■ Required task
Skip every image and restate the data word for word.
** begin **
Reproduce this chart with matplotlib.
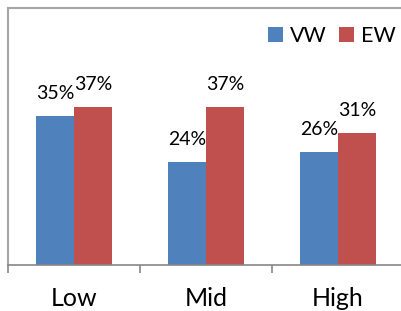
import matplotlib
matplotlib.use("Agg")
import matplotlib.pyplot as plt
import numpy as np

categories = ["Low", "Mid", "High"]
series_names = ["VW", "EW"]
vw = [0.348, 0.241, 0.264]
ew = [0.370, 0.369, 0.308]
colors = ["#4F81BD", "#C0504D"]

plt.rcParams['font.family'] = ['Lato', 'DejaVu Sans']

W, H = 401, 311
fig = plt.figure(figsize=(W / 100, H / 100), dpi=100)
ax = fig.add_axes([8 / W, 46 / H, 396 / W, 257 / H])

x = np.arange(len(categories))
bw = 0.286
b1 = ax.bar(x - bw / 2, vw, bw, color=colors[0], label=series_names[0])
b2 = ax.bar(x + bw / 2, ew, bw, color=colors[1], label=series_names[1])

for bars, vals in ((b1, vw), (b2, ew)):
    for rect, v in zip(bars, vals):
        ax.annotate(f"{v:.0%}", (rect.get_x() + rect.get_width() / 2, v),
                    xytext=(0, 16), textcoords="offset points",
                    ha="center", va="center", fontsize=14, color="#000000")

ax.set_xlim(-0.5, 2.5)
ax.set_ylim(0, 0.6)
ax.set_yticks([])
ax.set_xticks(x)
ax.set_xticklabels(categories, fontsize=18)
ax.set_xticks([-0.5, 0.5, 1.5, 2.5], minor=True)
ax.tick_params(axis="x", which="major", length=0, pad=16)
ax.tick_params(axis="x", which="minor", length=5.8, width=1.2, color="#868686", direction="out")

for s in ("left", "top"):
    ax.spines[s].set_color("#a6a6a6")
    ax.spines[s].set_linewidth(1.5)
ax.spines["right"].set_visible(False)
ax.spines["bottom"].set_color("#868686")
ax.spines["bottom"].set_linewidth(1.2)

fig.legend(handles=[b1, b2], labels=series_names, loc="center left",
           bbox_to_anchor=(268 / W, 1 - 36 / H), bbox_transform=fig.transFigure,
           ncol=2, frameon=False, fontsize=15.5, borderpad=0, borderaxespad=0,
           handlelength=0.7, handleheight=0.7, handletextpad=0.3, columnspacing=0.6)

fig.savefig("out.png", dpi=100)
** end **
■ Task solution
Reproduce this chart with matplotlib.
import matplotlib
matplotlib.use("Agg")
import matplotlib.pyplot as plt
import numpy as np

categories = ["Low", "Mid", "High"]
series_names = ["VW", "EW"]
vw = [0.348, 0.241, 0.264]
ew = [0.370, 0.369, 0.308]
colors = ["#4F81BD", "#C0504D"]

plt.rcParams['font.family'] = ['Lato', 'DejaVu Sans']

W, H = 401, 311
fig = plt.figure(figsize=(W / 100, H / 100), dpi=100)
ax = fig.add_axes([8 / W, 46 / H, 396 / W, 257 / H])

x = np.arange(len(categories))
bw = 0.286
b1 = ax.bar(x - bw / 2, vw, bw, color=colors[0], label=series_names[0])
b2 = ax.bar(x + bw / 2, ew, bw, color=colors[1], label=series_names[1])

for bars, vals in ((b1, vw), (b2, ew)):
    for rect, v in zip(bars, vals):
        ax.annotate(f"{v:.0%}", (rect.get_x() + rect.get_width() / 2, v),
                    xytext=(0, 16), textcoords="offset points",
                    ha="center", va="center", fontsize=14, color="#000000")

ax.set_xlim(-0.5, 2.5)
ax.set_ylim(0, 0.6)
ax.set_yticks([])
ax.set_xticks(x)
ax.set_xticklabels(categories, fontsize=18)
ax.set_xticks([-0.5, 0.5, 1.5, 2.5], minor=True)
ax.tick_params(axis="x", which="major", length=0, pad=16)
ax.tick_params(axis="x", which="minor", length=5.8, width=1.2, color="#868686", direction="out")

for s in ("left", "top"):
    ax.spines[s].set_color("#a6a6a6")
    ax.spines[s].set_linewidth(1.5)
ax.spines["right"].set_visible(False)
ax.spines["bottom"].set_color("#868686")
ax.spines["bottom"].set_linewidth(1.2)

fig.legend(handles=[b1, b2], labels=series_names, loc="center left",
           bbox_to_anchor=(268 / W, 1 - 36 / H), bbox_transform=fig.transFigure,
           ncol=2, frameon=False, fontsize=15.5, borderpad=0, borderaxespad=0,
           handlelength=0.7, handleheight=0.7, handletextpad=0.3, columnspacing=0.6)

fig.savefig("out.png", dpi=100)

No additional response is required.